It can be, due to the high number of passes that take place in a modern game. Each one will write and subsequently read frame data out of the VRAM, and the allocation of memory for this is more important than the asset buffers (e.g. vertex, index, constant, texture). Thus you'd want frame resources stay put and assets get hoofed out.
DRAM latency is pretty poor, even with the GDDR6, so any reads that result in a complete cache miss (I.e. it's not in the shared memory, L1 or L2) will be stalled badly. Since this is all known and well understood, the drivers and the architecture of the GPU is designed to have more than enough threads on the go to mask stalls caused by memory accesses.
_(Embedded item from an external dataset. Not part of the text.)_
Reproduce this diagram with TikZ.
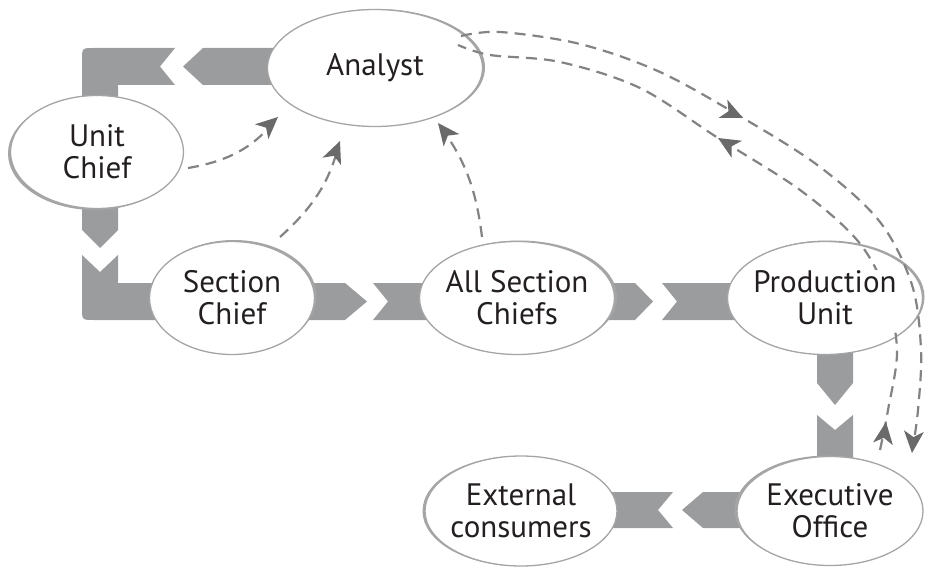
\documentclass[tikz,border=0pt]{standalone}
\usepackage{fontspec}
\setmainfont{PT Sans}
\usetikzlibrary{shapes.geometric}
\definecolor{band}{HTML}{9B9C9E}
\definecolor{ellline}{HTML}{A5A5A5}
\definecolor{dashc}{HTML}{838383}
\definecolor{tipc}{HTML}{6A6A6A}
\definecolor{txt}{HTML}{231F20}
\begin{document}
\begin{tikzpicture}[x=1pt,y=-1pt,
  bandfill/.style={fill=band},
  ell/.style={ellipse, draw=ellline, line width=1.3pt, fill=white, inner sep=0pt,
    preaction={fill=ellline, transform canvas={shift={#1}}}},
  lbl/.style={font=\fontsize{31}{32}\selectfont, text=txt, align=center, fill=white, inner sep=0.5pt},
  dsh/.style={draw=dashc, line width=2.2pt, dash pattern=on 11pt off 7pt},
  headfill/.style={fill=tipc}]
\useasboundingbox (0,0) rectangle (925,569);

% ---- broad chevron bands ----
\fill[bandfill] (300,48) -- (203,48) -- (183,66.5) -- (203,85) -- (300,85) -- cycle;
\fill[bandfill] (175,48) -- (160,66.5) -- (175,85) -- (118,85) -- (118,130) -- (82,130) -- (82,60) .. controls (82,48) .. (94,48) -- cycle;
\fill[bandfill] (82,180) -- (82,230) -- (100,248) -- (118,230) -- (118,180) -- cycle;
\fill[bandfill] (82,255) -- (100,272) -- (118,255) -- (118,283) -- (180,283) -- (180,320) -- (94,320) .. controls (82,320) .. (82,308) -- cycle;
\fill[bandfill] (290,283) -- (345,283) -- (367,301.5) -- (345,320) -- (290,320) -- cycle;
\fill[bandfill] (373,283) -- (388,301.5) -- (373,320) -- (450,320) -- (450,283) -- cycle;
\fill[bandfill] (590,283) -- (635,283) -- (653,301.5) -- (635,320) -- (590,320) -- cycle;
\fill[bandfill] (662,283) -- (677,301.5) -- (662,320) -- (760,320) -- (760,283) -- cycle;
\fill[bandfill] (817,330) -- (817,383) -- (835,405) -- (853,383) -- (853,330) -- cycle;
\fill[bandfill] (817,415) -- (835,430) -- (853,415) -- (853,480) -- (817,480) -- cycle;
\fill[bandfill] (760,492) -- (703,492) -- (682,510) -- (703,528) -- (760,528) -- cycle;
\fill[bandfill] (673,492) -- (658,510) -- (673,528) -- (590,528) -- (590,492) -- cycle;

% ---- ellipses ----
\node[ell={(2.5,-0.5)}, minimum width=215pt, minimum height=117pt] (analyst) at (375,68) {};
\node[ell={(-2.5,1.5)}, minimum width=173pt, minimum height=113pt] (unit) at (97,152) {};
\node[ell={(2,-1.5)}, minimum width=165pt, minimum height=113pt] (sect) at (232,298) {};
\node[ell={(2.5,-1)}, minimum width=195pt, minimum height=113pt] (allsec) at (517,298) {};
\node[ell={(2,-1)}, minimum width=195pt, minimum height=113pt] (prod) at (825,298) {};
\node[ell={(-2.5,-1)}, minimum width=186pt, minimum height=109pt] (exec) at (830,511) {};
\node[ell={(-2.5,0)}, minimum width=192pt, minimum height=110pt] (ext) at (521,511) {};

% ---- dashed connectors ----
\coordinate (ua) at (188,168);  \coordinate (ut) at (278,117);
\coordinate (sa) at (280,237);  \coordinate (st) at (340,141);
\coordinate (aa) at (482,237);  \coordinate (at) at (438,123);
\coordinate (oS) at (461,36);   \coordinate (oE) at (912,453);
\coordinate (iS) at (880,450);  \coordinate (iE) at (458,45);
\coordinate (oM) at (743,118);  \coordinate (iM) at (718,138);
\coordinate (iH) at (886,422);

\draw[dsh,shorten >=10pt] (ua) to[bend right=20] (ut);
\draw[dsh,shorten >=10pt] (sa) to[bend right=16] (st);
\draw[dsh,shorten >=10pt] (aa) to[bend right=14] (at);
\draw[dsh,shorten >=10pt]
  plot[smooth,tension=0.55] coordinates {(oS) (500,32) (580,44) (660,72) (oM) (820,167) (880,222) (912,285) (921,350) (918,410) (oE)};
\draw[dsh]
  plot[smooth,tension=0.55] coordinates {(iS) (888,410) (897,350) (885,290) (857,240) (800,190) (iM) (640,88) (560,62) (490,55) (iE)};

% ---- arrowheads ----
\foreach \p/\a in {ut/42, st/68, at/128, oM/-25, iM/149, oE/-95, iH/82}
  \fill[headfill, shift={(\p)}, rotate=\a] (0,0) -- (-22,10) -- (-16,0) -- (-22,-10) -- cycle;

% ---- labels ----
\node[lbl] (analyst-l) at (analyst) {Analyst};
\node[lbl] (unit-l) at (unit) {Unit\\Chief};
\node[lbl] (sect-l) at (sect) {Section\\Chief};
\node[lbl] (allsec-l) at (allsec) {All Section\\Chiefs};
\node[lbl] (prod-l) at (prod) {Production\\Unit};
\node[lbl] (exec-l) at (exec) {Executive\\Office};
\node[lbl] (ext-l) at (ext) {External\\consumers};
\end{tikzpicture}
\end{document}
And where it just can't be helped, having a wider bus means more parallel accesses can take place concurrently, resulting in threads being stalled for a shorter amount of time.
However, if a thread needs such data and it's not in the local memory, the stall will be a far more a serious one, although it will only impact a fairly small section of the overall render time. But that said, it is very dependent on the game, the rendering within, and the settings used.
For example,
Doom Eternal uses single large memory pools for vertices and textures, and streams data in and out of them as required, throughout numerous passes. Ordinarily it wouldn't be a massive problem if there wasn't enough room in the local memory for them, but as the renderer accesses this information very frequently, it's performance is hit a lot harder than for other games.
Another aspect to note is that in Ampere, the ROPs are no longer tied to the L2 cache blocks and memory controllers. In Turing and all previous architectures, each ROP clusters is directly connected to a 512 kB L2 cache block, which in turn is connected to a memory controller. So the size of the memory bus dictated the number of ROPs (and thus the performance of all read/writes).
In Ampere, the ROPs are part of the GPCs, so the bus width and ROP count are independent of each other. This is why the RTX 3060 Ti has 80 ROPs in total (16 more than a 2080 Super), so coupled with its greater memory bandwidth, it'll have better read/write performance at all times than the 3060. And even in titles where the latter's larger memory footprint would be expected to come into play, neither model is really aimed at 4K max-quality-settings.